Wavelengths are objective facts. "Color" is a filing system, which is applied inconsistently between individuals, cultures, and languages. "The chair is blue" has meaning in the same way that "the man is tall" has meaning. In that it describes an empirical fact with subjective and variable language.
But the chair is not actually blue (or any colour) though.
The surface of the chair absorbs EM radiation of most wavelengths except those of 650 nanometers. These bounce off instead. If and when some of the bounced 650 nm radiation hits a human retina, a particular set of retinal cone cells which respond to radiation of that wavelength (and only that wavelength, or thereabouts) are triggered to send electro-chemical signals into the brain. The other types of cone cell aren't triggered. If the amplitude of the 650 nanometer radiation is large enough and the radiation hits the retinal cone cells for a long enough time, a conscious sensation is created in the brain, otherwise it isn't, although the brain system can still respond to the electro-chemical inputs without the associated conscious experience.
We could equally talk of oscillating photons instead of wavelengths but the upshot would be much the same.
Apologies if you knew that already.
Point being the chair is not blue. Or at least this is generally agreed to have been established by science.
Whether the 650 nanometer EM radiation (or the photons oscillating at 650 trillion cycles per second), which is what is/are actually being detected by the retina, is/are blue, is another question. I tend to think that just as it's a misconception to say the chair is blue, it is another misconception to say the EM radiation or photons are blue. I, and many cognitive scientists, neurobiologists, physicists, psychologists and others, tend towards saying that the blueness is the private conscious experience and is not a property of the EM radiation/photons, or of the chair. Just as pain is not actually a property of anything entering the body (or brain) and is a private conscious experience that is merely caused by that stimulus entering the body (or brain). As with a colour-causing stimulus, if the pain-causing stimulus is not strong enough or does not last for a long enough duration, there is no pain experience.
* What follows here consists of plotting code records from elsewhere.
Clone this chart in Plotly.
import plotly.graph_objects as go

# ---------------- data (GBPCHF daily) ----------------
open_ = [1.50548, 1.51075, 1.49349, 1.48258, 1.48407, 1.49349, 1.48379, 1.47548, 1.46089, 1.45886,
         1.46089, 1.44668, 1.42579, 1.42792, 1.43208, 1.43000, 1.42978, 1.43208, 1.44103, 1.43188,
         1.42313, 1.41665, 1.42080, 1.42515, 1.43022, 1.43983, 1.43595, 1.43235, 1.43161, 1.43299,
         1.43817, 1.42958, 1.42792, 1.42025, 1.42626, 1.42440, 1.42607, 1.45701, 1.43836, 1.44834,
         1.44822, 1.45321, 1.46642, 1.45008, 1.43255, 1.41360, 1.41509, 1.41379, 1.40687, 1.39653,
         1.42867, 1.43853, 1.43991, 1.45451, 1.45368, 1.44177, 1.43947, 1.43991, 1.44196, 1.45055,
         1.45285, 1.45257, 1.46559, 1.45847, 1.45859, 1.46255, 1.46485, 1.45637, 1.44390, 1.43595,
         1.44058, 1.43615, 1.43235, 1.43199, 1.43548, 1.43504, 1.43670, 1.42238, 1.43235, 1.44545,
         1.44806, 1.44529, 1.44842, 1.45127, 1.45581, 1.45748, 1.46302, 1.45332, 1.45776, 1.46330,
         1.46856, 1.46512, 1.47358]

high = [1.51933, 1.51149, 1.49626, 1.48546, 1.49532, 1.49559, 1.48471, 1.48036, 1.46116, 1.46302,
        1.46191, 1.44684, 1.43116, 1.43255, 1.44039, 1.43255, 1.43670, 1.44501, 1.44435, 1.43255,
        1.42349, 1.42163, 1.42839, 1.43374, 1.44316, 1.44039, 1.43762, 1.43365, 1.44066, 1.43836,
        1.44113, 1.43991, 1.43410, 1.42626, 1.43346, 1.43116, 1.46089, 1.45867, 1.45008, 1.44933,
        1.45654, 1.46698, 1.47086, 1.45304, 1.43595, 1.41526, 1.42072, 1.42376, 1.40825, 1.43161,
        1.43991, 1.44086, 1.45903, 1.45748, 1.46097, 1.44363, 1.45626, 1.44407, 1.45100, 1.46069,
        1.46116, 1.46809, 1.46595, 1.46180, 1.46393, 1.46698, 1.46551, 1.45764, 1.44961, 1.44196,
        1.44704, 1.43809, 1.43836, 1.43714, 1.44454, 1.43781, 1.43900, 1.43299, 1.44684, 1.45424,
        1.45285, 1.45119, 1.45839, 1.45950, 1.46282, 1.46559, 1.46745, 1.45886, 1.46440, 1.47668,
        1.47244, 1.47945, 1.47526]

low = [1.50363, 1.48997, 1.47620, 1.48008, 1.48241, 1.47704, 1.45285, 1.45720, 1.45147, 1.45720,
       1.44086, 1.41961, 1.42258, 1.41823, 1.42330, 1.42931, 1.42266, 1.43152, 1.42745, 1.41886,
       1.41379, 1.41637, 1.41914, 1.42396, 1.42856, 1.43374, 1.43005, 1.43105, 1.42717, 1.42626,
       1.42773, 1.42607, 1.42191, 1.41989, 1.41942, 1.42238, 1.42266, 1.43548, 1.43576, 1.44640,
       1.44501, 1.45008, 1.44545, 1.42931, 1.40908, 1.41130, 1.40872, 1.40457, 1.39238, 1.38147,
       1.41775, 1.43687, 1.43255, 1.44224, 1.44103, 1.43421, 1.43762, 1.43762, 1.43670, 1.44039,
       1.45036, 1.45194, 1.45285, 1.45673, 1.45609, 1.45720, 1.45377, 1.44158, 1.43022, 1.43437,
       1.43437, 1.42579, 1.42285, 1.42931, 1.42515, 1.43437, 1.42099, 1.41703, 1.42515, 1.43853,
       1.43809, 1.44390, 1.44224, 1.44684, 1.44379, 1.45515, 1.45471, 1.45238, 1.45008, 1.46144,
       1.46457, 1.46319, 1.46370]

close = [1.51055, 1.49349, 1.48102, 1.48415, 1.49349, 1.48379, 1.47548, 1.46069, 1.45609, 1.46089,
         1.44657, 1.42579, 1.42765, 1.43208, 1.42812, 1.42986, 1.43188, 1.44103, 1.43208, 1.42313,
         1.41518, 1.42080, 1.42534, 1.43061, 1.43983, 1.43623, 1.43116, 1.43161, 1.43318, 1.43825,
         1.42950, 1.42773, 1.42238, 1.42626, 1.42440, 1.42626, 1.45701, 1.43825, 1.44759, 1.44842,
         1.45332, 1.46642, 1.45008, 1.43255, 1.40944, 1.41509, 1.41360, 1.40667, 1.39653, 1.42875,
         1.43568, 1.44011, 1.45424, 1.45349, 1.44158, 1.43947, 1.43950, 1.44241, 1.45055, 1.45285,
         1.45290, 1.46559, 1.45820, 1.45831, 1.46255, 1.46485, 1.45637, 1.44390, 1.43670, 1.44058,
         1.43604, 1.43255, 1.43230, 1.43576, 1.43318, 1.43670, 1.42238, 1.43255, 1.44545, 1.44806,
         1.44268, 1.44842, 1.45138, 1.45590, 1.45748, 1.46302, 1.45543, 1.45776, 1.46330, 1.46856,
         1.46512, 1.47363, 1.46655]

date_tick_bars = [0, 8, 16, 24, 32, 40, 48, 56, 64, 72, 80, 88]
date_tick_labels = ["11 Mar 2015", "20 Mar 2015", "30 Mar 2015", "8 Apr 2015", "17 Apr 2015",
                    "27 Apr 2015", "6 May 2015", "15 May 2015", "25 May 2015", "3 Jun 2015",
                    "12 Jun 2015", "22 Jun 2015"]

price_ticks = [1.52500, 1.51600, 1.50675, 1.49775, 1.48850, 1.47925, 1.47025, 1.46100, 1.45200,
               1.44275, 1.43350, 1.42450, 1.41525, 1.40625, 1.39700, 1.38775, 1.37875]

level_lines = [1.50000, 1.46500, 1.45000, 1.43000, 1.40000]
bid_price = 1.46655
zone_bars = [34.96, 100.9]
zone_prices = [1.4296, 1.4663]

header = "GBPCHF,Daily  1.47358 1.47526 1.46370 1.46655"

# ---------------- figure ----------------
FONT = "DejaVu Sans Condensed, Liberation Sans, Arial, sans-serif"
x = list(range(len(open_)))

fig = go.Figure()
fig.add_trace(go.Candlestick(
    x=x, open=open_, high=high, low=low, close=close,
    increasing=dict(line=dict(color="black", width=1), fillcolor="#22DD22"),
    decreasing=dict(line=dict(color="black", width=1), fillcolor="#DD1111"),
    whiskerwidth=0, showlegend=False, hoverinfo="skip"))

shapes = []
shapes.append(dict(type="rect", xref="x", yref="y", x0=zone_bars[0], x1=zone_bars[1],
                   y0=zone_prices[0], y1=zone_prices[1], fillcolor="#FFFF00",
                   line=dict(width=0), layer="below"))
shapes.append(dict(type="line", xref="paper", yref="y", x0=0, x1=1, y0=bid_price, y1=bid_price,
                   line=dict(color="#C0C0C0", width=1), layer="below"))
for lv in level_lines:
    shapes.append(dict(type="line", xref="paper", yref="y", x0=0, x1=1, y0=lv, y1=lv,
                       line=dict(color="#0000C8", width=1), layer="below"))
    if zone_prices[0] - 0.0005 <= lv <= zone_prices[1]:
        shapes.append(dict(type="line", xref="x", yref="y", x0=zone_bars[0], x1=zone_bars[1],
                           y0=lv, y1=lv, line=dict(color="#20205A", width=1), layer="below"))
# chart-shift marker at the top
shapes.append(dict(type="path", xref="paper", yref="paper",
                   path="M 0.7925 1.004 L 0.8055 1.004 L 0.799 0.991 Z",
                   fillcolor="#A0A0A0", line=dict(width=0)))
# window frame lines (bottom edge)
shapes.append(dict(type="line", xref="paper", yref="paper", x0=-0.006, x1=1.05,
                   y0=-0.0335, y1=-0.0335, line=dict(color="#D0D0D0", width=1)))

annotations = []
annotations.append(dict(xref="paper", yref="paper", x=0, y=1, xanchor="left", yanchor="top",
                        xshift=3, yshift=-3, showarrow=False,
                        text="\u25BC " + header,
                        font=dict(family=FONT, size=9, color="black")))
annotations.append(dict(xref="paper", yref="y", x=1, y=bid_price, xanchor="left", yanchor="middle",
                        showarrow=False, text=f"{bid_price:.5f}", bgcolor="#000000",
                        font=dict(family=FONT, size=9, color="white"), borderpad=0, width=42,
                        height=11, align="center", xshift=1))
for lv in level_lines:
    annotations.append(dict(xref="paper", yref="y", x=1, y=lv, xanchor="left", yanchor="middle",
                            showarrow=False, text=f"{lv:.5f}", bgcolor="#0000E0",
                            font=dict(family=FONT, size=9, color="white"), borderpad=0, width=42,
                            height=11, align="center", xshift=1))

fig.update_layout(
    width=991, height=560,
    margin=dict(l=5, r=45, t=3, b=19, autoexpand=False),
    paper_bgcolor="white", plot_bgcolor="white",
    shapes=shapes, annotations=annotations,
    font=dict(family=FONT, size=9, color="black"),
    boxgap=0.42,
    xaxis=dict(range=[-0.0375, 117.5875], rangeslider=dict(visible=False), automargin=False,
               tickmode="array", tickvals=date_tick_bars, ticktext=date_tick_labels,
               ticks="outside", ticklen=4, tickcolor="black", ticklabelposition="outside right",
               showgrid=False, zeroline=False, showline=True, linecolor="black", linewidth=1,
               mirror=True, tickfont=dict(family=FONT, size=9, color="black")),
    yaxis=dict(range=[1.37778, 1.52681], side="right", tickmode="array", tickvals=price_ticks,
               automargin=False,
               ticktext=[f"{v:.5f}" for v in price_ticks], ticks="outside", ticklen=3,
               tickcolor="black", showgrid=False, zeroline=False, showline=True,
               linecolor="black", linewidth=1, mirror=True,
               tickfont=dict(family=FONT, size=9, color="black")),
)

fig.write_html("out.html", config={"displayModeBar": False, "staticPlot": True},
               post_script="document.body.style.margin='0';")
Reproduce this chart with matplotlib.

Your point about the variance in the use of
descriptors for the experience still stands (and would likely apply to pain as well as colour). And it also seems very likely that the quality of the actual experience itself varies between individuals, at least somewhat, though not very much. Even when there is no variance, there can be experience errors that every normal brain makes (eg experiencing two colours when there is only one EM radiation input). This illuson seems to occur because it's pragmatically useful for navigating the world.
Almost all of the above has come from fairly recent science of one form or another. Philosophy, as far as I know, has been hanging onto the coat-tails of science about this and many other things, for quite a long time. Why fromderinside has decided to rail against non-empirical philosophy I have no idea. It's basically a straw man.
Fromderinside argues that blueness for example is in the EM radiation or the photons of themselves, just as he seems to argue that pain is in electricity of itself, which makes no sense to me, and would seem to be on a par with saying that either feathers themselves, or the physical forces involved when they are dragged across skin, such as friction for example, contain tickles, rather than merely causing the brain sensation we call tickles.
Steve bank, judging by his description of the process, seems to implicitly assume the blueness is in the EM radiation or the photons.
I think they're both wrong. That is my understanding, and it's not an unusual one among the relevant experts. Unfortunately, I rather think the issue is unresolved at this time, but I would argue that the indicators are that for example blueness is most likely a private brain experience only and that there is nothing to indicate otherwise.